Le phénoménologue merleau-pontien (même si l’expression manque de préséance) est donc un explorateur sans cartes et qui se place à égal niveau de ce qu’il découvre, sans la posture supérieure que prennent les découvreurs de nouvelles peuplades. Par là, la philosophie de Merleau-Ponty est une manière d’atteindre l’en-commun originaire de toutes les cultures et de toutes les civilisations, ce « lieu » en-deçà de toutes cultures, et donc « avant » les sédimentations de la culture. En premier, ce que restituent la diversité des mythes, se figure être une inconnaissance partagée et mutuelle. Si « notre première vérité – celle qui ne préjuge rien et qui ne peut être contestée -, sera qu’il y a présence, que quelque chose est là. »[12], il est évident qu’elle est partagée partout et par tous : pour tous : il y a, monde, être, corps, quelles que soient les conceptions que l’on s’en fait.

Nous avons évoqué l’idée de « lieu originaire » et de « royaume commun » ; aussi, sans faire de cartographie, peut-on au moins faire une géographie de l’être ? Le problème du monde, consiste justement en ce que sa géographie n’est pas autonome – γεωγραφία est « écriture (γραφειν) du monde (η γη) » ; or l’écriture et le fait même d’écrire, sont historiques. La Terre s’écrit dans l’histoire, par l’histoire. La géographie ne va pas dans l’histoire, et réciproquement : les explorateurs changent l’histoire, et l’histoire produit ses explorateurs. Leur lien intime est dans l’auto-fondation de l’Ur-historie et de l’Ur-Arche. Dans une note de travail du 1er Juin 1960, qui montre l’évidente lecture du texte sur l’Arche-originaire de la Terre qui ne se meut pas de Husserl[13], Merleau-Ponty écrit qu’

«il ne faut pas opposer à la philosophie de l’histoire [de Sartre], une philosophie de la géographie (…) mais une philosophie de la structure qui, à la vérité, se formera mieux au contact de la géographie qu’au contact de l’histoire. (…) la géographie, – ou plutôt ; la Terre comme Ur-Arche met en évidence l’Urhistorie charnelle. En fait, il s’agit de saisir le nexus, – ni « historique « géographique », – de l’histoire et de la géologie transcendantale, ce même temps qui est espace, ce même espace qui est temps (…) ce qui fait qu’il y a une inscription quasi géographique de l’histoire. »[14].

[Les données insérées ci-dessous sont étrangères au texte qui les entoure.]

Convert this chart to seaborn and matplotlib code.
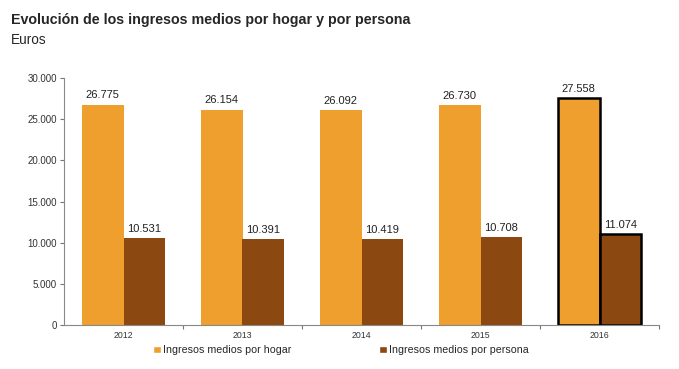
import matplotlib
matplotlib.use("Agg")
import matplotlib.pyplot as plt
import seaborn as sns
import pandas as pd
import numpy as np
from matplotlib.patches import Patch
from matplotlib.ticker import FuncFormatter, FixedLocator
from matplotlib import font_manager as fm

years = ["2012", "2013", "2014", "2015", "2016"]
hogar = [26775, 26154, 26092, 26730, 27558]
persona = [10531, 10391, 10419, 10708, 11074]
series_names = ["Ingresos medios por hogar", "Ingresos medios por persona"]
colors = ["#EE9F2D", "#8C4811"]

df = pd.DataFrame({
    "year": years * 2,
    "value": hogar + persona,
    "serie": [series_names[0]] * 5 + [series_names[1]] * 5,
})

sns.set_style("white")
plt.rcParams["font.family"] = ["Liberation Sans", "DejaVu Sans"]

names = {f.name for f in fm.fontManager.ttflist}
narrow = "Liberation Sans Narrow" if "Liberation Sans Narrow" in names else None

fig = plt.figure(figsize=(6.79, 3.69), dpi=100)
ax = fig.add_axes([64/679, 1 - 325/369, (659-64)/679, (325-78)/369])

sns.barplot(data=df, x="year", y="value", hue="serie", palette=colors,
            width=0.7, ax=ax, legend=False, saturation=1, linewidth=0)

def fmt(v):
    return f"{int(round(v)):,}".replace(",", ".")

for c in ax.containers:
    for b in c.patches:
        b.set_edgecolor("none")
        b.set_linewidth(0)
    ax.bar_label(c, labels=[fmt(b.get_height()) for b in c], padding=3, fontsize=8, color="#222222")
    last = c.patches[-1]
    last.set_edgecolor("black")
    last.set_linewidth(1.8)

ax.set_ylim(0, 30000)
ax.set_xlim(-0.5, 4.5)
ax.set_yticks(np.arange(0, 30001, 5000))
ax.yaxis.set_major_formatter(FuncFormatter(lambda v, p: fmt(v)))
ax.tick_params(axis="y", labelsize=7, length=3, width=0.8, color="#777777", left=True, pad=2,
               labelcolor="#333333")
ax.tick_params(axis="x", which="major", labelsize=6.3, length=0, pad=4, labelcolor="#333333")
ax.xaxis.set_minor_locator(FixedLocator([0.5, 1.5, 2.5, 3.5, 4.5]))
ax.tick_params(axis="x", which="minor", length=3, width=0.8, color="#777777", bottom=True)
ax.set_xlabel("")
ax.set_ylabel("")
for s in ["top", "right"]:
    ax.spines[s].set_visible(False)
for s in ["left", "bottom"]:
    ax.spines[s].set_color("#888888")
    ax.spines[s].set_linewidth(0.8)

if narrow:
    fig.text(11/679, 1 - 20/369, "Evolución de los ingresos medios por hogar y por persona",
             fontsize=13, fontweight="bold", va="center", ha="left", family=[narrow, "DejaVu Sans"])
    fig.text(11/679, 1 - 40/369, "Euros", fontsize=11.5, va="center", ha="left",
             family=[narrow, "DejaVu Sans"])
else:
    fig.text(11/679, 1 - 20/369, "Evolución de los ingresos medios por hogar y por persona",
             fontsize=10.3, fontweight="bold", va="center", ha="left")
    fig.text(11/679, 1 - 40/369, "Euros", fontsize=9.8, va="center", ha="left")

handles = [Patch(facecolor=colors[0]), Patch(facecolor=colors[1])]
fig.legend(handles, series_names, loc="center", bbox_to_anchor=(341/679, 1 - 350/369),
           ncol=2, frameon=False, fontsize=7.7, handlelength=0.7, handleheight=0.7,
           handletextpad=0.2, columnspacing=8.2)

fig.savefig("out.png", dpi=100)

« Histoire », « géographie », se trouvent être mis en dépendance d’une « géologie transcendantale ». L’expression dévoile tout du projet de Merleau-Ponty : le « Problème fondamental : la sédimentation et la réactivation » (idem). La « sédimentation » ou la « cristallisation » de l’originaire dans un sens, c’est la source de toute science, de toute civilisation, de toute culture et de toute philosophie. La philosophie première est une archi-géologie phénoménologique : un discours phénoménologique sur l’archi-terre.

Enfin, parce que l’outil premier du géologue, c’est la perception – le géologue ne reste pas dans son bureau, il regarde les sédimentations de la terre, il touche les cailloux pour saisir leur rugosité, etc. -cette philosophie première est une exploration perceptive. C’est sur la perception que se fonde l’exploration, c’est elle seule qui nous guide : non pas des cartes, boussoles ou autres gps. De l’exploration de « la perception du monde comme ce qui fonde pour toujours notre idée de la vérité »[15] de la Phénoménologie de la perception à la fameuse première phrase du Visible et Invisible : « le monde est cela que nous percevons », il y a évidemment une constante, un fil directeur qui est celui de la perception ; mais ce n’est pas en vertu d’une nécessité d’essence, comme dans la Krisis, que Merleau-Ponty suit le fil de la perception, mais en vertu d’une volonté nette de proposer une esthésiologie de l’être. Aussi, « il faut traduire en logique perceptive ce que la science et la psychologie positive traitent comme fragments absque praemissis de l’En Soi. »[16]. L’En soi est rappelé non plus au pour soi, mais en-deçà de cette distinction, dans leur vinculum, dans ce qu’ouvre la perception du monde. Aussi le monde s’ouvre à partir de la primauté de la vision ou du contact :

«  Avec la première vision, le premier contact, le premier plaisir, il y a initiation, c’est-à-dire non pas position d’un contenu, mais ouverture d’une dimension qui ne pourra plus être refermée »[17]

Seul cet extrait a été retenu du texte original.